# START OF Raw data

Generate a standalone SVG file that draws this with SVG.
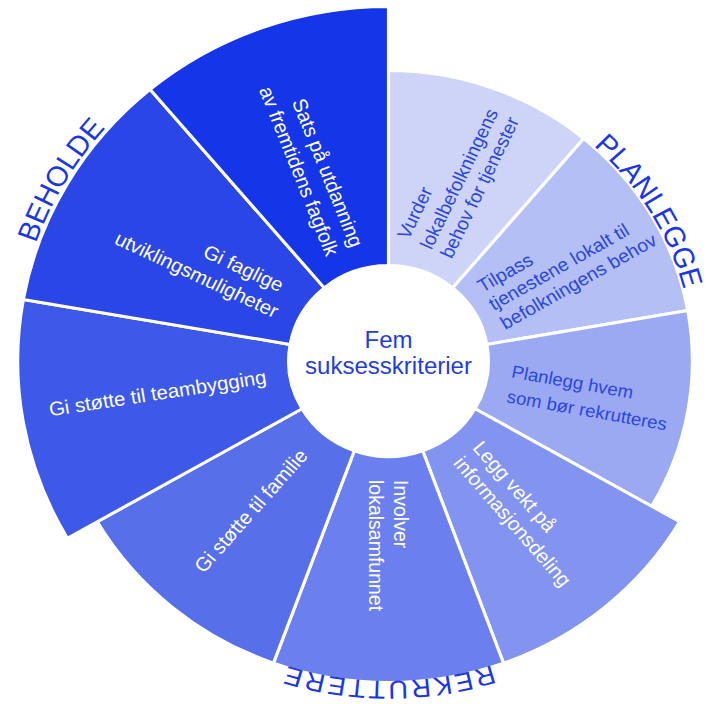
<svg xmlns="http://www.w3.org/2000/svg" width="709" height="704" viewBox="0 0 709 704">
<style>
  text { font-family: "Liberation Sans", Arial, sans-serif; }
  .sec { stroke: #ffffff; stroke-width: 3; stroke-linejoin: miter; }
  .lbl { font-size: 19.5px; }
  .sm { font-size: 18.5px; }
  .w { fill: #ffffff; }
  .b { fill: #2a45e0; }
  .grp { font-size: 28px; fill: #1a36e6; }
  .ctr { font-size: 23px; fill: #1f3de0; text-anchor: middle; }
</style>
<defs>
  <path id="arcPlan" d="M94.75,-275.14 A291,291 0 0 1 287.42,45.51"/>
  <path id="arcRekr" d="M205.57,244.97 A319.8,319.8 0 0 1 -205.57,244.97"/>
  <path id="arcBeh" d="M-351.57,61.98 A357,357 0 0 1 -122.09,-335.47"/>
</defs>
<rect width="709" height="704" fill="#ffffff"/>
<g transform="translate(388.5,361) scale(1.046,1)">
  <g id="vurder">
    <path class="sec" fill="#cdd4f7" d="M0,-95.5 L0,-290.5 A290.5,290.5 0 0 1 186.73,-222.52 L61.39,-73.15 A95.5,95.5 0 0 0 0,-95.5Z"/>
    <text class="lbl sm b" transform="rotate(-65)"><tspan x="117.5" y="-33.5">Vurder</tspan><tspan x="117.5" y="-9.5">lokalbefolkningens</tspan><tspan x="117.5" y="12">behov for tjenester</tspan></text>
  </g>
  <g id="tilpass">
    <path class="sec" fill="#b4bff5" d="M61.39,-73.15 L186.73,-222.52 A290.5,290.5 0 0 1 286.08,-50.43 L94.05,-16.58 A95.5,95.5 0 0 0 61.39,-73.15Z"/>
    <text class="lbl sm b" transform="rotate(-30.5)"><tspan x="112" y="-13">Tilpass</tspan><tspan x="112" y="8">tjenestene lokalt til</tspan><tspan x="112" y="30">befolkningens behov</tspan></text>
  </g>
  <g id="planlegg">
    <path class="sec" fill="#9ba9f2" d="M94.05,-16.58 L286.08,-50.43 A290.5,290.5 0 0 1 251.58,145.25 L82.70,47.75 A95.5,95.5 0 0 0 94.05,-16.58Z"/>
    <text class="lbl b" style="font-size:17.8px" transform="rotate(10.5)"><tspan x="118" y="-5.3">Planlegg hvem</tspan><tspan x="118" y="20">som bør rekrutteres</tspan></text>
  </g>
  <g id="legg">
    <path class="sec" fill="#8294f0" d="M82.70,47.75 L278.42,160.75 A321.5,321.5 0 0 1 109.95,302.11 L32.66,89.74 A95.5,95.5 0 0 0 82.70,47.75Z"/>
    <text class="lbl w" transform="rotate(50)"><tspan x="118" y="-5">Legg vekt på</tspan><tspan x="118" y="19">informasjonsdeling</tspan></text>
  </g>
  <g id="involver">
    <path class="sec" fill="#6b80ee" d="M32.66,89.74 L109.95,302.11 A321.5,321.5 0 0 1 -109.95,302.11 L-32.66,89.74 A95.5,95.5 0 0 0 32.66,89.74Z"/>
    <text class="lbl w" transform="rotate(90)"><tspan x="119" y="-5.7">Involver</tspan><tspan x="119" y="18.2">lokalsamfunnet</tspan></text>
  </g>
  <g id="familie">
    <path class="sec" fill="#586fea" d="M-32.66,89.74 L-109.95,302.11 A321.5,321.5 0 0 1 -278.42,160.75 L-82.70,47.75 A95.5,95.5 0 0 0 -32.66,89.74Z"/>
    <text class="lbl w" transform="rotate(-49.5)" x="-122" y="4" text-anchor="end">Gi støtte til familie</text>
  </g>
  <g id="teambygging">
    <path class="sec" fill="#3e58e8" d="M-82.70,47.75 L-307,177.25 A354.5,354.5 0 0 1 -349.11,-61.54 L-94.05,-16.58 A95.5,95.5 0 0 0 -82.70,47.75Z"/>
    <text class="lbl w" transform="rotate(-9)" x="-118" y="4" text-anchor="end">Gi støtte til teambygging</text>
  </g>
  <g id="faglige">
    <path class="sec" fill="#2b46e6" d="M-94.05,-16.58 L-349.11,-61.54 A354.5,354.5 0 0 1 -227.87,-271.55 L-61.39,-73.15 A95.5,95.5 0 0 0 -94.05,-16.58Z"/>
    <text class="lbl w" transform="rotate(26)" text-anchor="end"><tspan x="-124" y="-16">Gi faglige</tspan><tspan x="-117" y="9.5">utviklingsmuligheter</tspan></text>
  </g>
  <g id="sats">
    <path class="sec" fill="#1536e8" d="M-61.39,-73.15 L-227.87,-271.55 A354.5,354.5 0 0 1 0,-354.5 L0,-95.5 A95.5,95.5 0 0 0 -61.39,-73.15Z"/>
    <text class="lbl w" transform="rotate(69)" text-anchor="end"><tspan x="-118" y="-6.5">Sats på utdanning</tspan><tspan x="-118" y="18.5">av fremtidens fagfolk</tspan></text>
  </g>
  <g id="center">
    <circle r="95.5" fill="#ffffff"/>
    <text class="ctr"><tspan x="0" y="-13">Fem</tspan><tspan x="0" y="13">suksesskriterier</tspan></text>
  </g>
  <g id="groups">
    <text class="grp"><textPath href="#arcPlan" startOffset="50%" text-anchor="middle">PLANLEGGE</textPath></text>
    <text class="grp" style="font-size:26px;letter-spacing:2.5px"><textPath href="#arcRekr" startOffset="50%" text-anchor="middle">REKRUTTERE</textPath></text>
    <text class="grp"><textPath href="#arcBeh" startOffset="50%" text-anchor="middle">BEHOLDE</textPath></text>
  </g>
</g>
</svg>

# END OF Raw data

All of the lines above should be retyped precisely, apart from the pictures.

Generate a standalone SVG file that draws this with SVG.
<svg xmlns="http://www.w3.org/2000/svg" width="709" height="704" viewBox="0 0 709 704">
<style>
  text { font-family: "Liberation Sans", Arial, sans-serif; }
  .sec { stroke: #ffffff; stroke-width: 3; stroke-linejoin: miter; }
  .lbl { font-size: 19.5px; }
  .sm { font-size: 18.5px; }
  .w { fill: #ffffff; }
  .b { fill: #2a45e0; }
  .grp { font-size: 28px; fill: #1a36e6; }
  .ctr { font-size: 23px; fill: #1f3de0; text-anchor: middle; }
</style>
<defs>
  <path id="arcPlan" d="M94.75,-275.14 A291,291 0 0 1 287.42,45.51"/>
  <path id="arcRekr" d="M205.57,244.97 A319.8,319.8 0 0 1 -205.57,244.97"/>
  <path id="arcBeh" d="M-351.57,61.98 A357,357 0 0 1 -122.09,-335.47"/>
</defs>
<rect width="709" height="704" fill="#ffffff"/>
<g transform="translate(388.5,361) scale(1.046,1)">
  <g id="vurder">
    <path class="sec" fill="#cdd4f7" d="M0,-95.5 L0,-290.5 A290.5,290.5 0 0 1 186.73,-222.52 L61.39,-73.15 A95.5,95.5 0 0 0 0,-95.5Z"/>
    <text class="lbl sm b" transform="rotate(-65)"><tspan x="117.5" y="-33.5">Vurder</tspan><tspan x="117.5" y="-9.5">lokalbefolkningens</tspan><tspan x="117.5" y="12">behov for tjenester</tspan></text>
  </g>
  <g id="tilpass">
    <path class="sec" fill="#b4bff5" d="M61.39,-73.15 L186.73,-222.52 A290.5,290.5 0 0 1 286.08,-50.43 L94.05,-16.58 A95.5,95.5 0 0 0 61.39,-73.15Z"/>
    <text class="lbl sm b" transform="rotate(-30.5)"><tspan x="112" y="-13">Tilpass</tspan><tspan x="112" y="8">tjenestene lokalt til</tspan><tspan x="112" y="30">befolkningens behov</tspan></text>
  </g>
  <g id="planlegg">
    <path class="sec" fill="#9ba9f2" d="M94.05,-16.58 L286.08,-50.43 A290.5,290.5 0 0 1 251.58,145.25 L82.70,47.75 A95.5,95.5 0 0 0 94.05,-16.58Z"/>
    <text class="lbl b" style="font-size:17.8px" transform="rotate(10.5)"><tspan x="118" y="-5.3">Planlegg hvem</tspan><tspan x="118" y="20">som bør rekrutteres</tspan></text>
  </g>
  <g id="legg">
    <path class="sec" fill="#8294f0" d="M82.70,47.75 L278.42,160.75 A321.5,321.5 0 0 1 109.95,302.11 L32.66,89.74 A95.5,95.5 0 0 0 82.70,47.75Z"/>
    <text class="lbl w" transform="rotate(50)"><tspan x="118" y="-5">Legg vekt på</tspan><tspan x="118" y="19">informasjonsdeling</tspan></text>
  </g>
  <g id="involver">
    <path class="sec" fill="#6b80ee" d="M32.66,89.74 L109.95,302.11 A321.5,321.5 0 0 1 -109.95,302.11 L-32.66,89.74 A95.5,95.5 0 0 0 32.66,89.74Z"/>
    <text class="lbl w" transform="rotate(90)"><tspan x="119" y="-5.7">Involver</tspan><tspan x="119" y="18.2">lokalsamfunnet</tspan></text>
  </g>
  <g id="familie">
    <path class="sec" fill="#586fea" d="M-32.66,89.74 L-109.95,302.11 A321.5,321.5 0 0 1 -278.42,160.75 L-82.70,47.75 A95.5,95.5 0 0 0 -32.66,89.74Z"/>
    <text class="lbl w" transform="rotate(-49.5)" x="-122" y="4" text-anchor="end">Gi støtte til familie</text>
  </g>
  <g id="teambygging">
    <path class="sec" fill="#3e58e8" d="M-82.70,47.75 L-307,177.25 A354.5,354.5 0 0 1 -349.11,-61.54 L-94.05,-16.58 A95.5,95.5 0 0 0 -82.70,47.75Z"/>
    <text class="lbl w" transform="rotate(-9)" x="-118" y="4" text-anchor="end">Gi støtte til teambygging</text>
  </g>
  <g id="faglige">
    <path class="sec" fill="#2b46e6" d="M-94.05,-16.58 L-349.11,-61.54 A354.5,354.5 0 0 1 -227.87,-271.55 L-61.39,-73.15 A95.5,95.5 0 0 0 -94.05,-16.58Z"/>
    <text class="lbl w" transform="rotate(26)" text-anchor="end"><tspan x="-124" y="-16">Gi faglige</tspan><tspan x="-117" y="9.5">utviklingsmuligheter</tspan></text>
  </g>
  <g id="sats">
    <path class="sec" fill="#1536e8" d="M-61.39,-73.15 L-227.87,-271.55 A354.5,354.5 0 0 1 0,-354.5 L0,-95.5 A95.5,95.5 0 0 0 -61.39,-73.15Z"/>
    <text class="lbl w" transform="rotate(69)" text-anchor="end"><tspan x="-118" y="-6.5">Sats på utdanning</tspan><tspan x="-118" y="18.5">av fremtidens fagfolk</tspan></text>
  </g>
  <g id="center">
    <circle r="95.5" fill="#ffffff"/>
    <text class="ctr"><tspan x="0" y="-13">Fem</tspan><tspan x="0" y="13">suksesskriterier</tspan></text>
  </g>
  <g id="groups">
    <text class="grp"><textPath href="#arcPlan" startOffset="50%" text-anchor="middle">PLANLEGGE</textPath></text>
    <text class="grp" style="font-size:26px;letter-spacing:2.5px"><textPath href="#arcRekr" startOffset="50%" text-anchor="middle">REKRUTTERE</textPath></text>
    <text class="grp"><textPath href="#arcBeh" startOffset="50%" text-anchor="middle">BEHOLDE</textPath></text>
  </g>
</g>
</svg>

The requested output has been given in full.